Record list:
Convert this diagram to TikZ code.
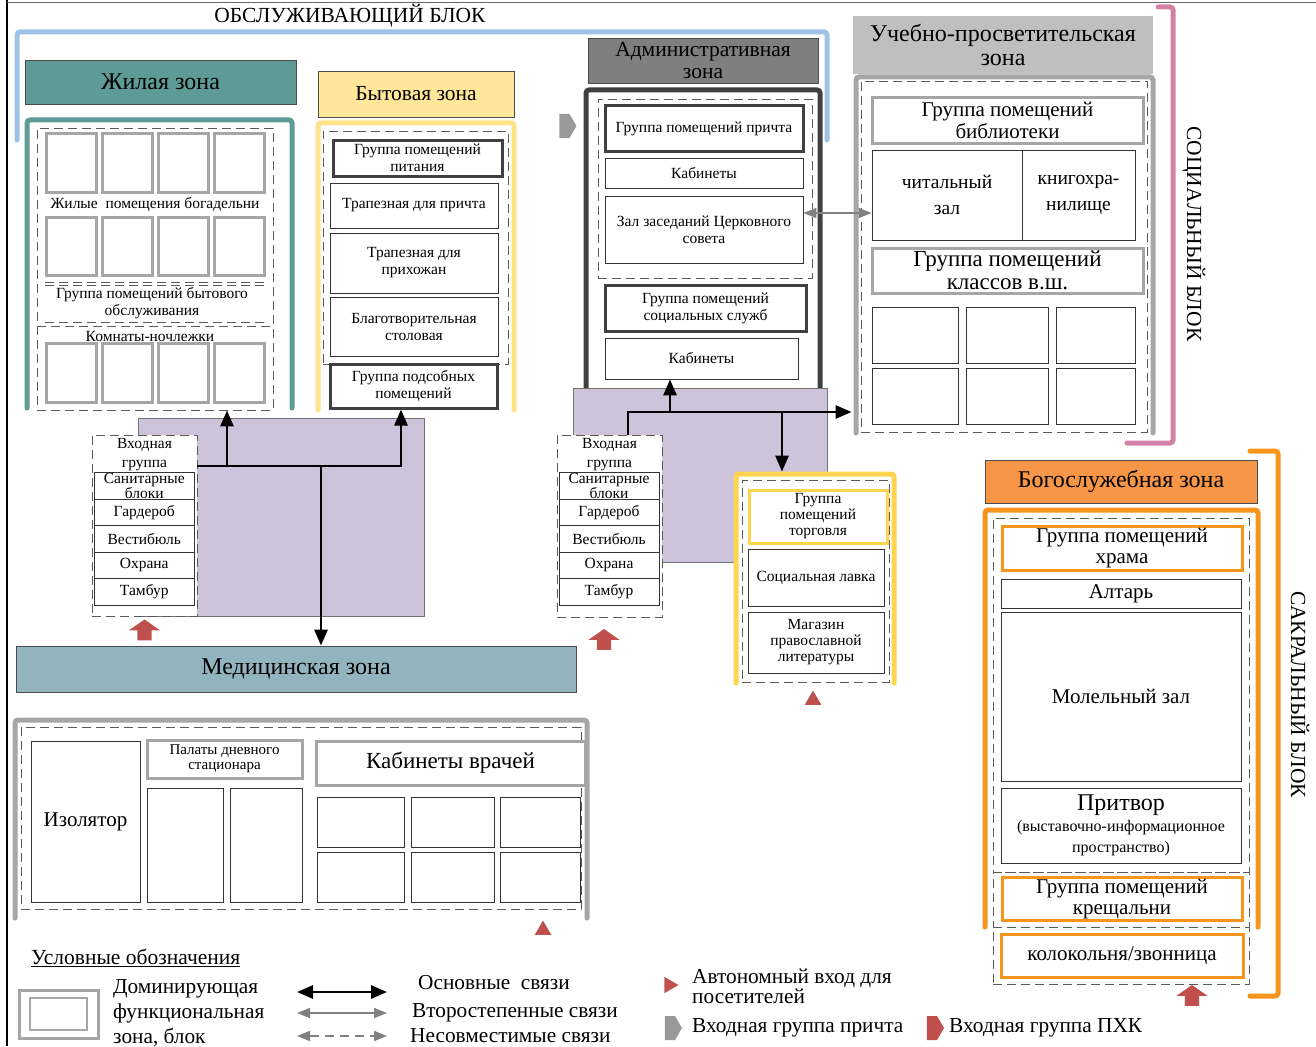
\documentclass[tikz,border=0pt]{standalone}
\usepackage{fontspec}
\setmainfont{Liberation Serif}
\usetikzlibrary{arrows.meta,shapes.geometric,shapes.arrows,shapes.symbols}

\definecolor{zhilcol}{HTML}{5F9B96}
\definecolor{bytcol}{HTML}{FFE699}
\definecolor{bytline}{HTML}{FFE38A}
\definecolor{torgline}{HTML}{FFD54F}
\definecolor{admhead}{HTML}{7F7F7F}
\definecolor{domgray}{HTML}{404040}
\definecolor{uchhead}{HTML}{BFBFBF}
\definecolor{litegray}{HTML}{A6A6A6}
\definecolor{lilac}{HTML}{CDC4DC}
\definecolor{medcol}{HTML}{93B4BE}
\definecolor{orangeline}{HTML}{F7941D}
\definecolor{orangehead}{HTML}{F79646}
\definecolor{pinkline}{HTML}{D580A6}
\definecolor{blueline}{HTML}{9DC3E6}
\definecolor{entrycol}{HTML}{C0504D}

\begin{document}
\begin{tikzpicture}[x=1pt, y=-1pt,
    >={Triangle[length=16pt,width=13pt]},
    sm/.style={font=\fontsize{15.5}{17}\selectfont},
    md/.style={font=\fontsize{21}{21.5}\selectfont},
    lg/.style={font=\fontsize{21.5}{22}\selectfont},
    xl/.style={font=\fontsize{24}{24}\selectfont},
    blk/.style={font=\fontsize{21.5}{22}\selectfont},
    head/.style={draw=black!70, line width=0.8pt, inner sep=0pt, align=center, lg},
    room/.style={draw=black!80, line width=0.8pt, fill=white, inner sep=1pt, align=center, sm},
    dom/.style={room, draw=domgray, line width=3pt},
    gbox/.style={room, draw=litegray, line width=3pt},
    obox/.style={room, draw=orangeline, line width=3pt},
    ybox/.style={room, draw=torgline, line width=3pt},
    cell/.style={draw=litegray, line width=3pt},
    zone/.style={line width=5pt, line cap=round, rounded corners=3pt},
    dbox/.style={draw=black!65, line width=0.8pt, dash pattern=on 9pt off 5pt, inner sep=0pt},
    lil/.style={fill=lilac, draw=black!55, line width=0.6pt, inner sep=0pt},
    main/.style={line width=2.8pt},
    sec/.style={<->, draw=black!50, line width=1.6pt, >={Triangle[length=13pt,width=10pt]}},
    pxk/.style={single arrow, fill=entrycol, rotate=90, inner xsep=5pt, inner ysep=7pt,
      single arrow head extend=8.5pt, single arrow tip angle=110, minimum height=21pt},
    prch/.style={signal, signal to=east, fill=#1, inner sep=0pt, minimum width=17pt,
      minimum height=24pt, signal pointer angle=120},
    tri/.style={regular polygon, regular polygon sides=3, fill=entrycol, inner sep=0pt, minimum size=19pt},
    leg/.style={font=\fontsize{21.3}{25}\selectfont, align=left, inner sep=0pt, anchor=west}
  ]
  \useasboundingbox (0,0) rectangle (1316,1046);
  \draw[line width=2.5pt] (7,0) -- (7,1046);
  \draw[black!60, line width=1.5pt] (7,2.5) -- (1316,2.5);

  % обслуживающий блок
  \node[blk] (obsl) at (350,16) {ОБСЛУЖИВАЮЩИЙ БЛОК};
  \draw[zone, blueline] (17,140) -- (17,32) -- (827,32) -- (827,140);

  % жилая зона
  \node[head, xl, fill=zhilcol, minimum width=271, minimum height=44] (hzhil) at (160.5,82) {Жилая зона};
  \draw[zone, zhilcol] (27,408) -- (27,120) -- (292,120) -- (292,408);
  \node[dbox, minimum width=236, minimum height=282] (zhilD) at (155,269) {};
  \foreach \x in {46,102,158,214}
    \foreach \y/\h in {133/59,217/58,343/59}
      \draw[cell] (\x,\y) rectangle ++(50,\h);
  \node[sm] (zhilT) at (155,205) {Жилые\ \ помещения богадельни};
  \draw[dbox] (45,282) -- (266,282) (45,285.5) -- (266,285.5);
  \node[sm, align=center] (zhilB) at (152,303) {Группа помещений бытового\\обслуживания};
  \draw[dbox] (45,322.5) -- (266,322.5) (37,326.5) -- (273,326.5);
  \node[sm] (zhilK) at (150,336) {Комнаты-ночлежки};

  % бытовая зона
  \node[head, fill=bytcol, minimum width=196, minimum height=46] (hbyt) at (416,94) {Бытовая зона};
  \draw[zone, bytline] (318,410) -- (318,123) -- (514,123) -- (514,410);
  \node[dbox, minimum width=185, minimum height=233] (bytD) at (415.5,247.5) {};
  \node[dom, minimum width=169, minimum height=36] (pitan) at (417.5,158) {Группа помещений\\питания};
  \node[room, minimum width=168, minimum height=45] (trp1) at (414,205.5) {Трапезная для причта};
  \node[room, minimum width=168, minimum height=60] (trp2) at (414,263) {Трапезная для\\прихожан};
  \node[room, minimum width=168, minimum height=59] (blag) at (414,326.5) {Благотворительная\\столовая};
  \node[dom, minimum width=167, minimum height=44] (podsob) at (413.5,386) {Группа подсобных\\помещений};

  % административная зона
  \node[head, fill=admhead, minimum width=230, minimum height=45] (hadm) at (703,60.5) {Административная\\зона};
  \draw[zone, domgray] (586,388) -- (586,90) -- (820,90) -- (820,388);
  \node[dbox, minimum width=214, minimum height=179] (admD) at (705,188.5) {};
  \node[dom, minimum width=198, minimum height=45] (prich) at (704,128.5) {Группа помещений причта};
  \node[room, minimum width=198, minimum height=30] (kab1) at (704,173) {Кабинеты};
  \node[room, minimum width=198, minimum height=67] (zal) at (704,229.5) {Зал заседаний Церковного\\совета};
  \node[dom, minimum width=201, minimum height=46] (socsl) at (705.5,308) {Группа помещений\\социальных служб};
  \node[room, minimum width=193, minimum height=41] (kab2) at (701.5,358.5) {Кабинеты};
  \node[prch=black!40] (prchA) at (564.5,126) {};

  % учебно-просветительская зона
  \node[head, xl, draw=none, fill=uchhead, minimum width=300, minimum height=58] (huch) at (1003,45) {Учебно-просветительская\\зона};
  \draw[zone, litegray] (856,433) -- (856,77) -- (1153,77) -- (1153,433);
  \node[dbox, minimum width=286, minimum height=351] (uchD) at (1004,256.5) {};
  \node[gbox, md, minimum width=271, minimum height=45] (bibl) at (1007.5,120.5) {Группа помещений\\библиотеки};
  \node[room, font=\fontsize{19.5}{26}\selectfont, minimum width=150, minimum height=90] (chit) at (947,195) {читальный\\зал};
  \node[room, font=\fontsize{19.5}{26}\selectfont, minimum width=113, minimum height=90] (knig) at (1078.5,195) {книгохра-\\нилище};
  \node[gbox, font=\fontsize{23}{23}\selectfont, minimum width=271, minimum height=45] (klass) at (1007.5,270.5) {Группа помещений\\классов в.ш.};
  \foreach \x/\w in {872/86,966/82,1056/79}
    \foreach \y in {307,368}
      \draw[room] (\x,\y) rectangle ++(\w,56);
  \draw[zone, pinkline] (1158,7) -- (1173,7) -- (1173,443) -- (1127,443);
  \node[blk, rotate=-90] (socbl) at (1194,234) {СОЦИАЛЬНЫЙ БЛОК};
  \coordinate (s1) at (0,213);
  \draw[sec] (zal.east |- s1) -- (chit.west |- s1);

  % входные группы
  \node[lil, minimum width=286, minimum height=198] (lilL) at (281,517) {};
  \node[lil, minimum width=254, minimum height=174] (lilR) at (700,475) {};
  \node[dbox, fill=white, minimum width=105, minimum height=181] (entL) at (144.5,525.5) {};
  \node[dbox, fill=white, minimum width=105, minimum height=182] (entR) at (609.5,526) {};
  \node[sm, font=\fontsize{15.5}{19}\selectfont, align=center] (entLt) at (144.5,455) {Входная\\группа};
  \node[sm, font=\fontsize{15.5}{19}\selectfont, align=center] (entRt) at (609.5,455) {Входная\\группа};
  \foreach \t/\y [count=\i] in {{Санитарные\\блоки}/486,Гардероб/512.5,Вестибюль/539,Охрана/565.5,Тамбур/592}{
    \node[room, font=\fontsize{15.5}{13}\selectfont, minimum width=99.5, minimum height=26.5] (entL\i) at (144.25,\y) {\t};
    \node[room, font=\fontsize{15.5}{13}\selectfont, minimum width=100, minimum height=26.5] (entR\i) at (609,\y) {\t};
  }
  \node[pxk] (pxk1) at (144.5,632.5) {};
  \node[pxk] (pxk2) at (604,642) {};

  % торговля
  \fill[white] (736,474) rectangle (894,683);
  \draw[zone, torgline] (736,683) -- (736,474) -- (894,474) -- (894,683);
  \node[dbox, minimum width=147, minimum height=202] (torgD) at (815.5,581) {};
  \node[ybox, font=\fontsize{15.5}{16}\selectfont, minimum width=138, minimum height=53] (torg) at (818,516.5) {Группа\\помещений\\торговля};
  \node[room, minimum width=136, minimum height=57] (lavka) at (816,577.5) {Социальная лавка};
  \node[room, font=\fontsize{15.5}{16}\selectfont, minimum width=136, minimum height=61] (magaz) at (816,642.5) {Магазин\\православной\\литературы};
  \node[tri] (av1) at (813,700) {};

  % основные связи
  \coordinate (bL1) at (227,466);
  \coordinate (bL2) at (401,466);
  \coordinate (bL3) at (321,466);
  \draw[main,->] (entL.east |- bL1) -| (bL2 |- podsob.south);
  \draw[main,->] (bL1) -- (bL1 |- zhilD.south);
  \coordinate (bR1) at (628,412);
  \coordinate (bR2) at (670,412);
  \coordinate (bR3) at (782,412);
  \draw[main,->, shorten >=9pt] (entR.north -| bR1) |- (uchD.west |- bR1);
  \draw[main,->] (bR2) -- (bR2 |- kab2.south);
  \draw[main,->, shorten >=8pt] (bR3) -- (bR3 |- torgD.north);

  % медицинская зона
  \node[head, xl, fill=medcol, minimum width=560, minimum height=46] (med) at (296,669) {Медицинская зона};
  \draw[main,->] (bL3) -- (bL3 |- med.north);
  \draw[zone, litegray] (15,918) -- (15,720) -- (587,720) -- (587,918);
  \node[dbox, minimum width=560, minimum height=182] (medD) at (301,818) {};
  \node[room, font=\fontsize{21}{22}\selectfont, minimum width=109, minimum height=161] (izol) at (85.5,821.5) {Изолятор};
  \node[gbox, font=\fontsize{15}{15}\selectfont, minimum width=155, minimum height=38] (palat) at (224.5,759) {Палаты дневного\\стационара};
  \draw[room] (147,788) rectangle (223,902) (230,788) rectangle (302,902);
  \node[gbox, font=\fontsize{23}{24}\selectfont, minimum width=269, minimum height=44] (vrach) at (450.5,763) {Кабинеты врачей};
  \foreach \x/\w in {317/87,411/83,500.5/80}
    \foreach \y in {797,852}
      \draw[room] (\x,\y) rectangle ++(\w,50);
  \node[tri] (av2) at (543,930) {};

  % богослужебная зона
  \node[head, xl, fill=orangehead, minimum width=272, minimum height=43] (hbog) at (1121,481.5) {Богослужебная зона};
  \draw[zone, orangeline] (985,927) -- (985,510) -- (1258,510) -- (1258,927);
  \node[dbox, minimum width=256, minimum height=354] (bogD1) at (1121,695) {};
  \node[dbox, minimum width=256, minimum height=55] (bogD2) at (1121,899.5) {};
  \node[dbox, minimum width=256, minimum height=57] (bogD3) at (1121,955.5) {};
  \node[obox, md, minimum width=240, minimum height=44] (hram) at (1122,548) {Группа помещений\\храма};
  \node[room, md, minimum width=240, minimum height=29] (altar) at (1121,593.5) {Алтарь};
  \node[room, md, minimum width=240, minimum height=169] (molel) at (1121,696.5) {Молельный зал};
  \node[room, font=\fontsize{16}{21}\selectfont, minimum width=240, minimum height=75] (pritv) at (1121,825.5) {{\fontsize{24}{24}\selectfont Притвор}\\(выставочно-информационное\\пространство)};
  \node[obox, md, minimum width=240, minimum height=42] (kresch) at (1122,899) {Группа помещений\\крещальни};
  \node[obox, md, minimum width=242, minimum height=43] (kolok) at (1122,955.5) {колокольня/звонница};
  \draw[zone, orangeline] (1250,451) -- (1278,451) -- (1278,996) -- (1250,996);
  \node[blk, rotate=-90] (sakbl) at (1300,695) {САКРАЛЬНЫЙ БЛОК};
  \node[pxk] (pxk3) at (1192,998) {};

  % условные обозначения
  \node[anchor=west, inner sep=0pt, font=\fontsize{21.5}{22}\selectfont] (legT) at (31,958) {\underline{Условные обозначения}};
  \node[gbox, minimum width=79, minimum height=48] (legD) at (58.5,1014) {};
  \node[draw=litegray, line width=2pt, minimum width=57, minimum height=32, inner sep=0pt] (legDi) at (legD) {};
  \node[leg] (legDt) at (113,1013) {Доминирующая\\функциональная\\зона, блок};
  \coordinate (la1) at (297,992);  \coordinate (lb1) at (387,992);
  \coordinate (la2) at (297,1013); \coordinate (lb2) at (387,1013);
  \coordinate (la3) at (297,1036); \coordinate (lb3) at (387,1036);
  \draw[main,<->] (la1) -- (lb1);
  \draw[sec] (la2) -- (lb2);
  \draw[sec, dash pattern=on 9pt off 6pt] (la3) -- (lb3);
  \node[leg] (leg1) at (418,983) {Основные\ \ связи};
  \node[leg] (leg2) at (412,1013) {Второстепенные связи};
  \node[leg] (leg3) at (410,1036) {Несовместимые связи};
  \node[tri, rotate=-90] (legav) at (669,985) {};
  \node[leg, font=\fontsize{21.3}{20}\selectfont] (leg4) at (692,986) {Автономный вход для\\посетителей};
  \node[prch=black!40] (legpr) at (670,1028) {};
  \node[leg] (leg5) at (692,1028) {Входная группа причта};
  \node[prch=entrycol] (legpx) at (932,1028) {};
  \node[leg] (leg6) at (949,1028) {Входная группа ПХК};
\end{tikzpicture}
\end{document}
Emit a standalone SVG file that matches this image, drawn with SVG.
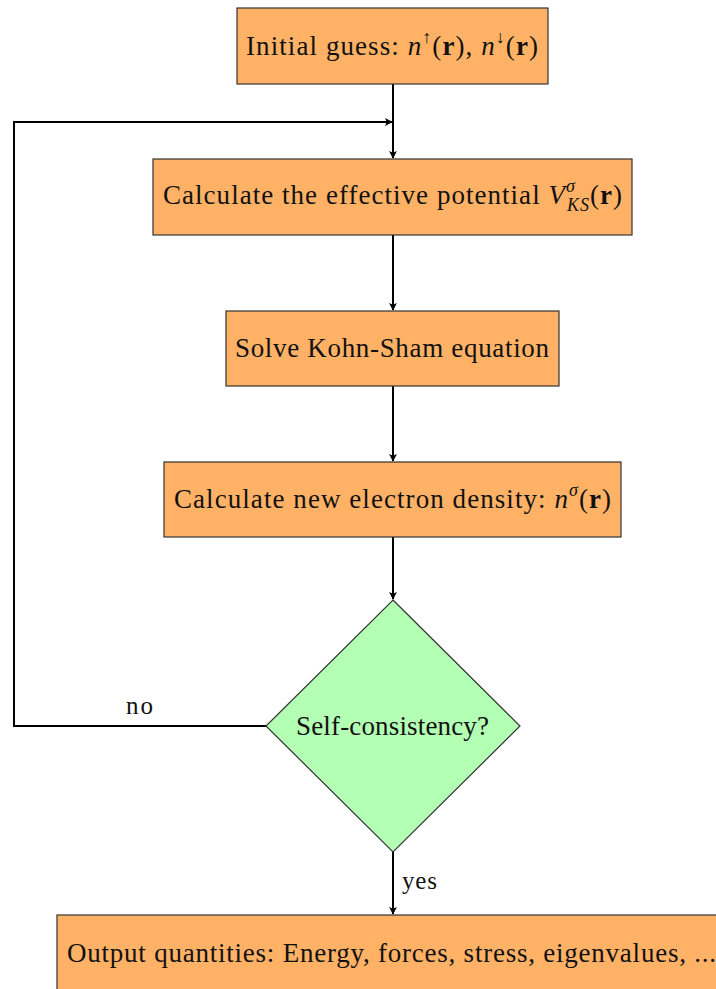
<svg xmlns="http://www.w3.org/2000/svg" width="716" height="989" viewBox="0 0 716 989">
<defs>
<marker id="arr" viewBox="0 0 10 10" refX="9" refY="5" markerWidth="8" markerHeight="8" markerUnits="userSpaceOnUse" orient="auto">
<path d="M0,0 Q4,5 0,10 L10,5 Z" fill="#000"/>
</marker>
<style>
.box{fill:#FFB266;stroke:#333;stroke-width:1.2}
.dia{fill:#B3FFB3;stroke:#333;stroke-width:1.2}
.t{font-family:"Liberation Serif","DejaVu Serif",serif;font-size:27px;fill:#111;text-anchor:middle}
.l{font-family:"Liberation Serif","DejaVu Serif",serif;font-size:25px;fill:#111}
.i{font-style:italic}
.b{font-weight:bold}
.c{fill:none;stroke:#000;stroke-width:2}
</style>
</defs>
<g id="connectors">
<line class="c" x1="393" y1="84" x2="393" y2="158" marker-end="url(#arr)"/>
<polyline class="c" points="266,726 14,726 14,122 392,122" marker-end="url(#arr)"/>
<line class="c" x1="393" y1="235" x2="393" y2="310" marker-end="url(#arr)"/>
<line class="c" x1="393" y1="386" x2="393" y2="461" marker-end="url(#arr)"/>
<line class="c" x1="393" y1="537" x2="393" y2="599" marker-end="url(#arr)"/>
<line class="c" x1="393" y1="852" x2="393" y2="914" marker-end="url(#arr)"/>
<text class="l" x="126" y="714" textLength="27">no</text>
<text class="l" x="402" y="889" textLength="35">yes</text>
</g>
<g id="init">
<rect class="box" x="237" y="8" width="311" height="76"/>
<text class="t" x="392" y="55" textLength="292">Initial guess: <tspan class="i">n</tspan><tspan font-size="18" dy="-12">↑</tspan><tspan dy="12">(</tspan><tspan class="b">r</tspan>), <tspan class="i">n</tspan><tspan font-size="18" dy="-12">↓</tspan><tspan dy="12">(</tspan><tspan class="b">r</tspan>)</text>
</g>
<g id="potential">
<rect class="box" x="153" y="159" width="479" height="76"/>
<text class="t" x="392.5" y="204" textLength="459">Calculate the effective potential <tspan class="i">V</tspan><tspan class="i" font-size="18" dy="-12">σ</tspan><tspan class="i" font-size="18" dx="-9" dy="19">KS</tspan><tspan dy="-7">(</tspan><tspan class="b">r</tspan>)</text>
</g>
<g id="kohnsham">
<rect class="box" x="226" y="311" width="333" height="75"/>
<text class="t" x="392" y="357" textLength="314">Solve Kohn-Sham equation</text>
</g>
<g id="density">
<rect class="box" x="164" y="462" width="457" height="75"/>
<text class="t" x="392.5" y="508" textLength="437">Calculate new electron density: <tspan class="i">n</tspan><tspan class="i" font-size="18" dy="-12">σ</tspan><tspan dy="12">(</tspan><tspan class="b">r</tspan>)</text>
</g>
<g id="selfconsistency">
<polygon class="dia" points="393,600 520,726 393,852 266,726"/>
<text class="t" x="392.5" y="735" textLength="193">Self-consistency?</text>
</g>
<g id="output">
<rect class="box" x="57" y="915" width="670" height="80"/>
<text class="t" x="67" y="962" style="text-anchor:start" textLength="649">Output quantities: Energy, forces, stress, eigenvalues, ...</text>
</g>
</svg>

Task prompt:
Find the lines containing "this" and pull them out.

Exercise output:
Convert this diagram to TikZ code.
Emit a standalone SVG file that matches this image, drawn with SVG.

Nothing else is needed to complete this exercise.